EXERCISE DESCRIPTION
Please transcribe the data that follows without the pictures, keeping every word the same.

DATASET CONTENT
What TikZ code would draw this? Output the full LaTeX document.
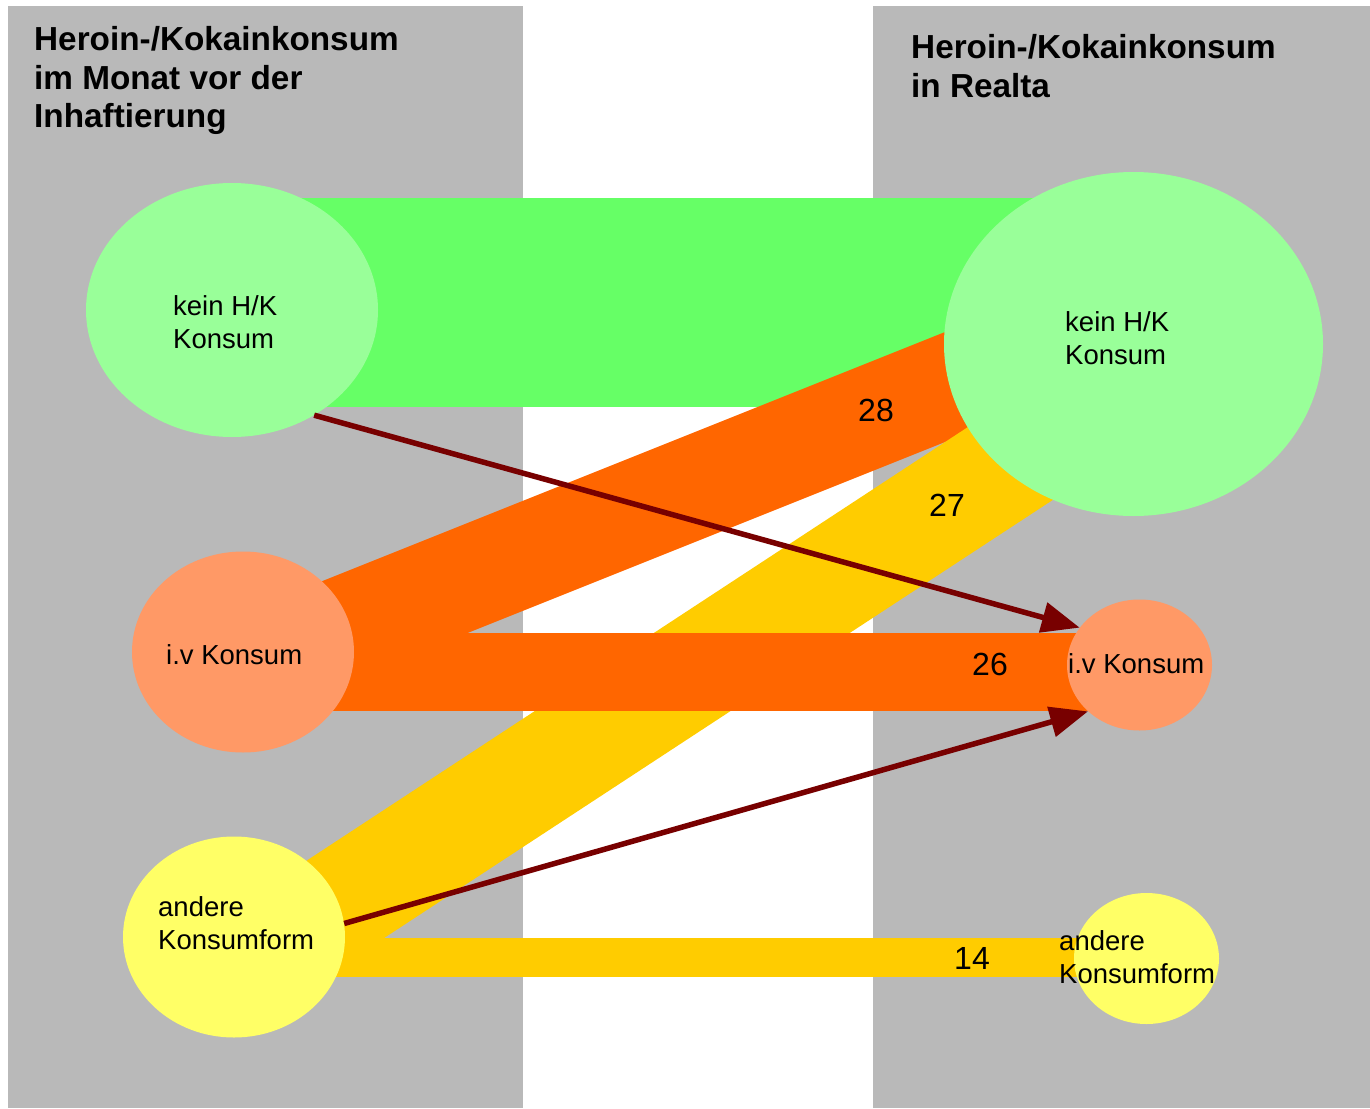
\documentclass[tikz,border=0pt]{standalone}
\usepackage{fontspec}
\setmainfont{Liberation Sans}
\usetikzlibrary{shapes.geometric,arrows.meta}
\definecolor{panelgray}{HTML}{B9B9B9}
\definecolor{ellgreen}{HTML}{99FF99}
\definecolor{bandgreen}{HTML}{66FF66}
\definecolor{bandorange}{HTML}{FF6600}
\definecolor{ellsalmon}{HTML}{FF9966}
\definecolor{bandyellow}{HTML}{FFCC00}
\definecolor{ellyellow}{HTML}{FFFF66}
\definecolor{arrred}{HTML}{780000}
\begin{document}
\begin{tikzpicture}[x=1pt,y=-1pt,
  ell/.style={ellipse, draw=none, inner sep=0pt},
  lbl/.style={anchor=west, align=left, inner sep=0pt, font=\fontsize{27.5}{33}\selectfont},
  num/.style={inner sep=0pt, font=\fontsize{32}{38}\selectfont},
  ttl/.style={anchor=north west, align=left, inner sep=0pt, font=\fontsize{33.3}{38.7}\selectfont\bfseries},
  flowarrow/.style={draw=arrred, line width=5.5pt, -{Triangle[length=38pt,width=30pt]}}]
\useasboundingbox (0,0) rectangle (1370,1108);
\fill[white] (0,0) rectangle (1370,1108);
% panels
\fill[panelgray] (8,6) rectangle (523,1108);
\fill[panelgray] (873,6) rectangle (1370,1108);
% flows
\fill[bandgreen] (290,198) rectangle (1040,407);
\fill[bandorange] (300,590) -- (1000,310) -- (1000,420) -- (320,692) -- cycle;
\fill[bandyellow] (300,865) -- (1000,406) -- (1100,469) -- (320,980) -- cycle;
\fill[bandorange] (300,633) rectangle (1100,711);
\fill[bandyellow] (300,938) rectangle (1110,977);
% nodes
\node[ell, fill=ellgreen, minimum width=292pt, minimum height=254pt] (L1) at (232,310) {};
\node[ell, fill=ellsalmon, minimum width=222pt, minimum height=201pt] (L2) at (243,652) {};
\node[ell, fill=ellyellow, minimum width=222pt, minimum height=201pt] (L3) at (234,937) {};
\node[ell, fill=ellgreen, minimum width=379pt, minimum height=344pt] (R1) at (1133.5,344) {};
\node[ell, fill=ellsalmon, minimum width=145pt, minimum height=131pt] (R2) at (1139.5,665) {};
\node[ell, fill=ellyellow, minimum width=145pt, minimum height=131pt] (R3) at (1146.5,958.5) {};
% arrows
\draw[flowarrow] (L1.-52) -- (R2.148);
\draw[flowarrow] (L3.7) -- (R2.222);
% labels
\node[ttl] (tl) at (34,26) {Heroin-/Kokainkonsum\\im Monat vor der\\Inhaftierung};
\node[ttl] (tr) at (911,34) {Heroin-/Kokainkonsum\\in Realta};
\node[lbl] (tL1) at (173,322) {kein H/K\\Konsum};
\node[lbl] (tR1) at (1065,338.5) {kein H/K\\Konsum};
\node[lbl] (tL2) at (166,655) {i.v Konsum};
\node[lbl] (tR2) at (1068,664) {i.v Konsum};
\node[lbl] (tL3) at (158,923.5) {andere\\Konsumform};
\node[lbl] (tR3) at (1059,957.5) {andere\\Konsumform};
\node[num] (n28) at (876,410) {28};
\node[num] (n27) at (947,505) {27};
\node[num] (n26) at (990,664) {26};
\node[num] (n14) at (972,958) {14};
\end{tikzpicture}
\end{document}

FINAL ANSWER
What TikZ code would draw this? Output the full LaTeX document.
\documentclass[tikz,border=0pt]{standalone}
\usepackage{fontspec}
\setmainfont{Liberation Sans}
\usetikzlibrary{shapes.geometric,arrows.meta}
\definecolor{panelgray}{HTML}{B9B9B9}
\definecolor{ellgreen}{HTML}{99FF99}
\definecolor{bandgreen}{HTML}{66FF66}
\definecolor{bandorange}{HTML}{FF6600}
\definecolor{ellsalmon}{HTML}{FF9966}
\definecolor{bandyellow}{HTML}{FFCC00}
\definecolor{ellyellow}{HTML}{FFFF66}
\definecolor{arrred}{HTML}{780000}
\begin{document}
\begin{tikzpicture}[x=1pt,y=-1pt,
  ell/.style={ellipse, draw=none, inner sep=0pt},
  lbl/.style={anchor=west, align=left, inner sep=0pt, font=\fontsize{27.5}{33}\selectfont},
  num/.style={inner sep=0pt, font=\fontsize{32}{38}\selectfont},
  ttl/.style={anchor=north west, align=left, inner sep=0pt, font=\fontsize{33.3}{38.7}\selectfont\bfseries},
  flowarrow/.style={draw=arrred, line width=5.5pt, -{Triangle[length=38pt,width=30pt]}}]
\useasboundingbox (0,0) rectangle (1370,1108);
\fill[white] (0,0) rectangle (1370,1108);
% panels
\fill[panelgray] (8,6) rectangle (523,1108);
\fill[panelgray] (873,6) rectangle (1370,1108);
% flows
\fill[bandgreen] (290,198) rectangle (1040,407);
\fill[bandorange] (300,590) -- (1000,310) -- (1000,420) -- (320,692) -- cycle;
\fill[bandyellow] (300,865) -- (1000,406) -- (1100,469) -- (320,980) -- cycle;
\fill[bandorange] (300,633) rectangle (1100,711);
\fill[bandyellow] (300,938) rectangle (1110,977);
% nodes
\node[ell, fill=ellgreen, minimum width=292pt, minimum height=254pt] (L1) at (232,310) {};
\node[ell, fill=ellsalmon, minimum width=222pt, minimum height=201pt] (L2) at (243,652) {};
\node[ell, fill=ellyellow, minimum width=222pt, minimum height=201pt] (L3) at (234,937) {};
\node[ell, fill=ellgreen, minimum width=379pt, minimum height=344pt] (R1) at (1133.5,344) {};
\node[ell, fill=ellsalmon, minimum width=145pt, minimum height=131pt] (R2) at (1139.5,665) {};
\node[ell, fill=ellyellow, minimum width=145pt, minimum height=131pt] (R3) at (1146.5,958.5) {};
% arrows
\draw[flowarrow] (L1.-52) -- (R2.148);
\draw[flowarrow] (L3.7) -- (R2.222);
% labels
\node[ttl] (tl) at (34,26) {Heroin-/Kokainkonsum\\im Monat vor der\\Inhaftierung};
\node[ttl] (tr) at (911,34) {Heroin-/Kokainkonsum\\in Realta};
\node[lbl] (tL1) at (173,322) {kein H/K\\Konsum};
\node[lbl] (tR1) at (1065,338.5) {kein H/K\\Konsum};
\node[lbl] (tL2) at (166,655) {i.v Konsum};
\node[lbl] (tR2) at (1068,664) {i.v Konsum};
\node[lbl] (tL3) at (158,923.5) {andere\\Konsumform};
\node[lbl] (tR3) at (1059,957.5) {andere\\Konsumform};
\node[num] (n28) at (876,410) {28};
\node[num] (n27) at (947,505) {27};
\node[num] (n26) at (990,664) {26};
\node[num] (n14) at (972,958) {14};
\end{tikzpicture}
\end{document}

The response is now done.